The White House says it endorses Dole's initiative but denies it has turned the budget process over to him. Indeed, officials carefully portray their recent talks with the Senate leadership as "briefings," not negotiations. Nevertheless, there is no question Reagan has suffered on the Hill, mostly for the sluggish manner in which his staff has put the budget together. Admits an aide: "I think Congress is frustrated that we have not given more to the process."

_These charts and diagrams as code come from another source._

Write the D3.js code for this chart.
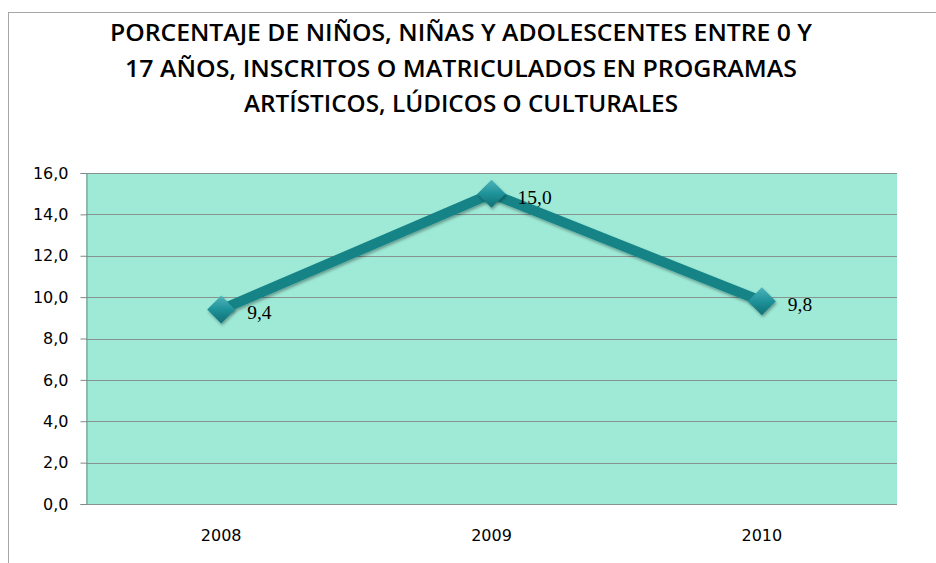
<!DOCTYPE html>
<meta charset="utf-8">
<style>
body { margin: 0; background: #fff; }
svg { display: block; }
</style>
<body>
<div id="chart"></div>
<script src="https://d3js.org/d3.v7.min.js"></script>
<script>
// values
var years = ["2008", "2009", "2010"];
var values = [9.4, 15.0, 9.8];
var yTicks = [0, 2, 4, 6, 8, 10, 12, 14, 16];
var titleLines = [
  "PORCENTAJE DE NIÑOS, NIÑAS Y ADOLESCENTES ENTRE 0 Y",
  "17 AÑOS, INSCRITOS O MATRICULADOS EN PROGRAMAS",
  "ARTÍSTICOS, LÚDICOS O CULTURALES"
];
var titleWidths = [702, 672, 434];

var width = 936, height = 563;
var plot = {left: 86, top: 173, right: 897, bottom: 504};

var svg = d3.select("#chart").append("svg")
    .attr("width", width)
    .attr("height", height);

var defs = svg.append("defs");
var grad = defs.append("linearGradient")
    .attr("id", "mk")
    .attr("x1", 0).attr("y1", 0).attr("x2", 0).attr("y2", 1);
grad.append("stop").attr("offset", "0%").attr("stop-color", "#4fb4ba");
grad.append("stop").attr("offset", "50%").attr("stop-color", "#1f9299");
grad.append("stop").attr("offset", "100%").attr("stop-color", "#0f6f74");

var shadow = defs.append("filter").attr("id", "shd")
    .attr("x", "-50%").attr("y", "-50%").attr("width", "200%").attr("height", "200%");
shadow.append("feDropShadow")
    .attr("dx", 1).attr("dy", 2).attr("stdDeviation", 1.5)
    .attr("flood-color", "#000").attr("flood-opacity", 0.35);

// outer frame
svg.append("rect")
    .attr("x", 8.5).attr("y", 12.5)
    .attr("width", width + 10).attr("height", height)
    .attr("fill", "none")
    .attr("stroke", "#a6a6a6");

// title
svg.append("g").selectAll("text")
  .data(titleLines)
  .enter().append("text")
    .attr("x", 461)
    .attr("y", function(d, i) { return 41 + i * 35.5; })
    .attr("text-anchor", "middle")
    .attr("textLength", function(d, i) { return titleWidths[i]; })
    .attr("lengthAdjust", "spacingAndGlyphs")
    .attr("font-family", "'Open Sans', sans-serif")
    .attr("font-weight", 600)
    .attr("font-size", 23)
    .attr("fill", "#000")
    .text(function(d) { return d; });

var x = d3.scaleBand()
    .domain(years)
    .range([plot.left, plot.right]);

var y = d3.scaleLinear()
    .domain([0, 16])
    .range([plot.bottom, plot.top]);

// plot area
svg.append("rect")
    .attr("x", plot.left).attr("y", plot.top)
    .attr("width", plot.right - plot.left)
    .attr("height", plot.bottom - plot.top)
    .attr("fill", "#9eead7");

// gridlines
svg.append("g").selectAll("line")
  .data(yTicks)
  .enter().append("line")
    .attr("x1", plot.left).attr("x2", plot.right)
    .attr("y1", function(d) { return Math.round(y(d)) + 0.5; })
    .attr("y2", function(d) { return Math.round(y(d)) + 0.5; })
    .attr("stroke", "#86948f")
    .attr("stroke-width", 1.2);

// y axis
var yAxis = svg.append("g")
    .attr("transform", "translate(" + (plot.left + 0.5) + ",0)")
    .call(d3.axisLeft(y)
      .tickValues(yTicks)
      .tickSize(6)
      .tickPadding(12)
      .tickFormat(function(d) { return d3.format(".1f")(d).replace(".", ","); }));
yAxis.select(".domain").attr("stroke", "#7f8a86");
yAxis.selectAll(".tick line").attr("stroke", "#7f8a86");
yAxis.selectAll("text")
    .attr("font-family", "'DejaVu Sans', sans-serif")
    .attr("font-size", 16)
    .attr("fill", "#000");

// x axis labels
var xAxis = svg.append("g")
    .attr("transform", "translate(0," + plot.bottom + ")")
    .call(d3.axisBottom(x).tickSize(0).tickPadding(26));
xAxis.select(".domain").remove();
xAxis.selectAll("text")
    .attr("font-family", "'DejaVu Sans', sans-serif")
    .attr("font-size", 16)
    .attr("fill", "#000");

var data = years.map(function(d, i) { return {year: d, value: values[i]}; });

var line = d3.line()
    .x(function(d) { return x(d.year) + x.bandwidth() / 2; })
    .y(function(d) { return y(d.value); });

svg.append("path")
    .datum(data)
    .attr("d", line)
    .attr("fill", "none")
    .attr("stroke", "#138487")
    .attr("stroke-width", 10)
    .attr("stroke-linejoin", "round")
    .attr("filter", "url(#shd)");

// diamond markers
svg.append("g").selectAll("path")
  .data(data)
  .enter().append("path")
    .attr("transform", function(d) {
      return "translate(" + (x(d.year) + x.bandwidth() / 2) + "," + y(d.value) + ")";
    })
    .attr("d", "M0,-14L14,0L0,14L-14,0Z")
    .attr("fill", "url(#mk)")
    .attr("filter", "url(#shd)");

// data labels
svg.append("g").selectAll("text")
  .data(data)
  .enter().append("text")
    .attr("x", function(d) { return x(d.year) + x.bandwidth() / 2 + 26; })
    .attr("y", function(d) { return y(d.value) + 3; })
    .attr("dy", "0.35em")
    .attr("font-family", "'Liberation Serif', serif")
    .attr("font-size", 19.5)
    .attr("fill", "#000")
    .text(function(d) { return d3.format(".1f")(d.value).replace(".", ","); });
</script>
</body>
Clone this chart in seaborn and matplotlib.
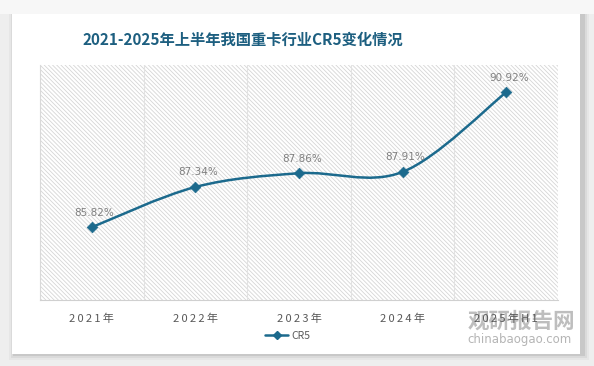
import matplotlib
matplotlib.use("Agg")
import matplotlib.pyplot as plt
import seaborn as sns
import numpy as np
import pandas as pd
from matplotlib.path import Path
from matplotlib.patches import PathPatch, Rectangle
from matplotlib.lines import Line2D

categories = ["2021年", "2022年", "2023年", "2024年", "2025年H1"]
cr5 = [85.82, 87.34, 87.86, 87.91, 90.92]
series_name = "CR5"
title = "2021-2025年上半年我国重卡行业CR5变化情况"

sns.set_theme(style="white")
plt.rcParams['font.family'] = ['Noto Sans CJK SC', 'DejaVu Sans']
plt.rcParams['hatch.color'] = '#d6d6d6'
plt.rcParams['hatch.linewidth'] = 0.6

W, H = 594, 366
fig = plt.figure(figsize=(W / 100, H / 100), dpi=100)
fig.patch.set_facecolor('#eeeeee')

# card with soft shadow
for i, a in enumerate([0.03, 0.05, 0.08]):
    d = 6 - 2 * i
    fig.patches.append(Rectangle(((12 - d + 3) / W, 1 - (354 + d) / H), (568 + 2 * d) / W, (340 + 2 * d) / H,
                                 transform=fig.transFigure, facecolor='black', alpha=a, edgecolor='none', zorder=0))
fig.patches.append(Rectangle((0, 1 - 14 / H), 1, 14 / H, transform=fig.transFigure,
                             facecolor='#f7f7f7', edgecolor='none', zorder=0.5))
fig.patches.append(Rectangle((12 / W, 1 - 354 / H), 568 / W, 340 / H, transform=fig.transFigure,
                             facecolor='white', edgecolor='none', zorder=1))

ax = fig.add_axes([40 / W, 1 - 300 / H, 518 / W, 235 / H])
ax.set_facecolor('none')
ax.set_zorder(2)

df = pd.DataFrame({"x": np.arange(len(categories)), "y": cr5})
ax.set_xlim(-0.5, len(categories) - 0.5)
ax.set_ylim(83.07, 91.95)

# hatched plot area
ax.add_patch(Rectangle((0, 0), 1, 1, transform=ax.transAxes, facecolor='white',
                       hatch='\\' * 8, edgecolor='#d6d6d6', linewidth=0, zorder=0))

# vertical gridlines at category boundaries
for b in np.arange(0.5, len(categories) - 0.5, 1.0):
    ax.axvline(b, color='#e2e2e2', lw=0.8, zorder=0.5)

# smooth curve (Catmull-Rom -> cubic Bezier) through data points
pts = df[["x", "y"]].to_numpy(dtype=float)
ext = np.vstack([pts[0], pts, pts[-1]])
verts = [tuple(pts[0])]
codes = [Path.MOVETO]
for i in range(1, len(ext) - 2):
    p0, p1, p2, p3 = ext[i - 1], ext[i], ext[i + 1], ext[i + 2]
    c1 = p1 + (p2 - p0) / 6.0
    c2 = p2 - (p3 - p1) / 6.0
    verts += [tuple(c1), tuple(c2), tuple(p2)]
    codes += [Path.CURVE4] * 3
line_color = '#1c6a8d'
ax.add_patch(PathPatch(Path(verts, codes), facecolor='none', edgecolor=line_color, lw=1.8, zorder=3))

sns.scatterplot(data=df, x="x", y="y", marker='D', s=30, color=line_color, edgecolor=line_color,
                ax=ax, zorder=4, legend=False)

for xi, yi in zip(df["x"], df["y"]):
    ax.annotate(f"{yi:.2f}%", (xi, yi), xytext=(2, 7), textcoords='offset points',
                ha='center', va='bottom', fontsize=7.5, color='#808080',
                family=['DejaVu Sans'], zorder=5)

ax.set_xticks(df["x"])
ax.set_xticklabels(["\u2009".join(list(c)) for c in categories], fontsize=8, color='#595959')
ax.tick_params(axis='x', length=0, pad=10)
ax.set_yticks([])
ax.set_xlabel("")
ax.set_ylabel("")
for s in ['top', 'right']:
    ax.spines[s].set_visible(False)
ax.spines['left'].set_color('#d9d9d9')
ax.spines['bottom'].set_color('#d0d0d0')
ax.spines['left'].set_linewidth(0.8)
ax.spines['bottom'].set_linewidth(0.8)

handle = Line2D([], [], color=line_color, lw=1.8, marker='D', markersize=4)
leg = fig.legend([handle], [series_name], loc='center', bbox_to_anchor=(288 / W, 1 - 336 / H),
                 frameon=False, fontsize=7.5, handlelength=2.2, handletextpad=0.3)
for t in leg.get_texts():
    t.set_color('#595959')

fig.text(243 / W, 1 - 40 / H, title, ha='center', va='center', fontsize=11, fontweight='bold',
         color='#1d5f80', zorder=5)

# watermark
fig.text(521 / W, 1 - 321 / H, "观研报告网", ha='center', va='center', fontsize=15.5, fontweight='bold',
         color='#a8a8a8', alpha=0.75, zorder=1.5)
fig.text(520 / W, 1 - 340 / H, "chinabaogao.com", ha='center', va='center', fontsize=8.5,
         color='#a8a8a8', alpha=0.85, zorder=1.5, family=['DejaVu Sans'])

fig.savefig("out.png", dpi=100, facecolor=fig.get_facecolor())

At his press conference, held six hours after the Senators' meeting, the President hinted that he might go along with a freeze on the 1986 cost of living adjustment (COLA) in Social Security payments if forced to do so by "an overwhelming bipartisan majority in both houses." The tactic would save only $6 billion a year. But it would save face for Reagan: by waiting for Congress to demand a COLA freeze, he can claim, rightfully enough, that he did not violate a campaign promise by initiating a Social Security cut. Privately, aides have suggested that Reagan might eventually give ground on defense spending as well. But, again, the momentum would have to come from the Hill.

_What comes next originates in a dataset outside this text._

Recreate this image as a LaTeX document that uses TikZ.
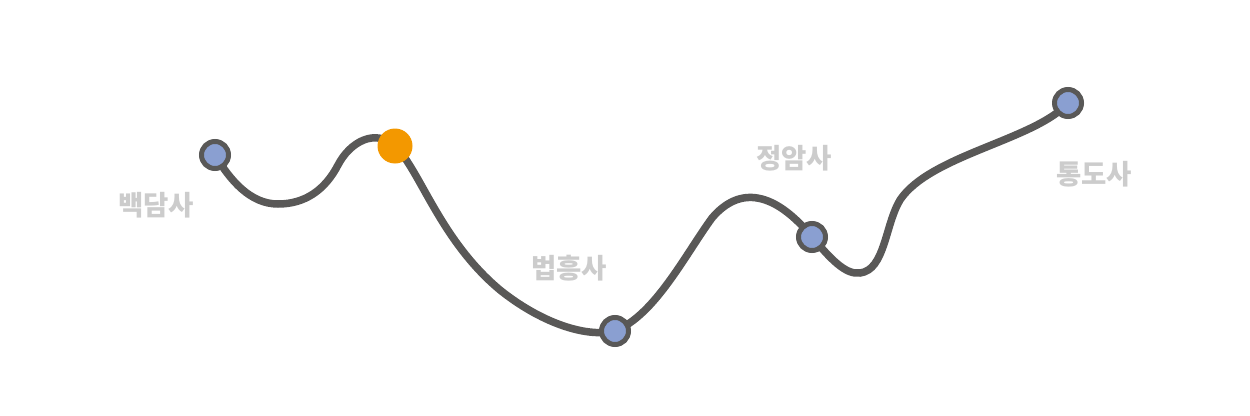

If Baker demonstrates that he is able to keep control of the White House budget strategy, then his move to the Treasury might improve the chances for deficit reductions. Both he and Regan argued for deeper defense cuts before the President said no. But Baker has long been more fretful than Regan about uncontrolled deficits; as White House chief of staff he worked with Dole in 1981 and 1983 to craft three tax-boosting bills. Perhaps the critical question is whether Baker's vaunted ability to engineer compromises on Capitol Hill will be matched by his ability to persuade the President and his new chief of staff that compromise is the only way to go.